Kurs Elektromontażu-Warszawa oscyluje w ostatnich tygodniach wokół historycznych maksimów. Dzieje się tak mimo informacji napływających ze spółki, że główny akcjonariusz - jeszcze nie tak dawno kontrolujący ponad 65 proc. akcji - systematycznie zmniejsza zaangażowanie w kapitale giełdowej spółki. Według sobotniego komunikatu, Park Bronisze miał już "tylko" 21,96 proc. akcji giełdowej firmy.
Wezwanie albo sprzedaż
Przypomnijmy, że Park Bronisze to spółka należąca do Chłodni Łódź, która z kolei jest własnością znanej inwestorki - Elżbiety Sjöblom. "Mózgiem" inwestycji giełdowych pani Elżbiety jest jej syn - Maciej Niebrzydowski.
Większościowy pakiet Elektromontażu trafił do Parku Bronisze pod koniec ubiegłego roku. Został wniesiony do tej spółki aportem przez Mostostal Export. Walory te wyceniono wówczas na ponad 12 mln zł. Firma kierowana przez Michała Skipietrowa sprzedała następnie Park Bronisze firmie z Łodzi za... 7,25 mln zł.
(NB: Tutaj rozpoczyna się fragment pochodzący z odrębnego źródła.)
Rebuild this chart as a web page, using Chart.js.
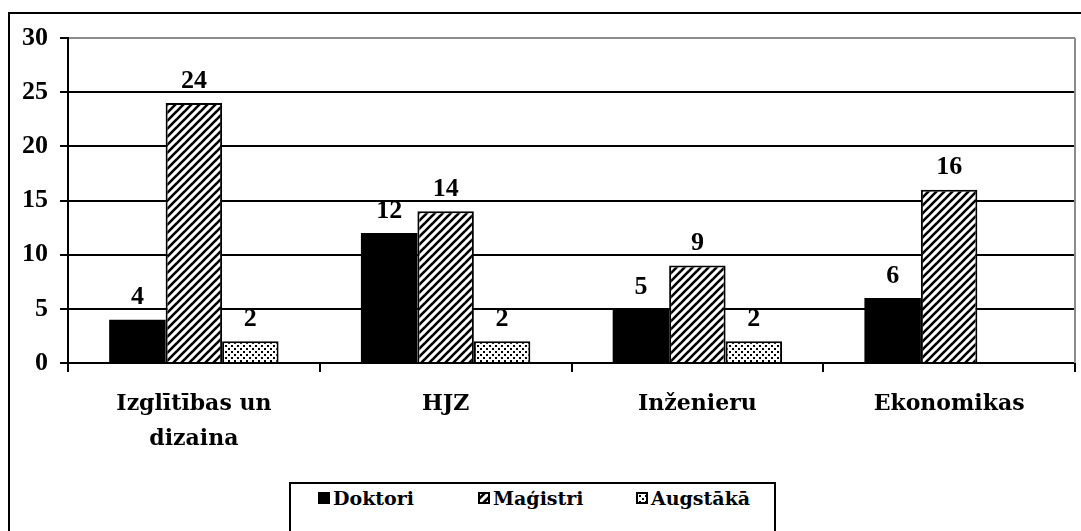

W rękach nowego właściciela znalazł się zatem ponad 33-proc. pakiet akcji Elektromontażu, a to - według ustawy o ofercie - nakładało na nabywcę obowiązek ogłoszenia wezwania na taką liczbę papierów, która zapewniłaby mu osiągnięcie 66-proc. udziału w ogólnej liczbie głosów na WZA. Drugim dopuszczalnym przez ustawę rozwiązaniem była sprzedaż przez inwestora akcji i "zejście" poniżej progu 33 proc. Dopóki jeden z tych warunków nie został spełniony, większościowy inwestor nie mógł wykonywać prawa głosu z posiadanych akcji.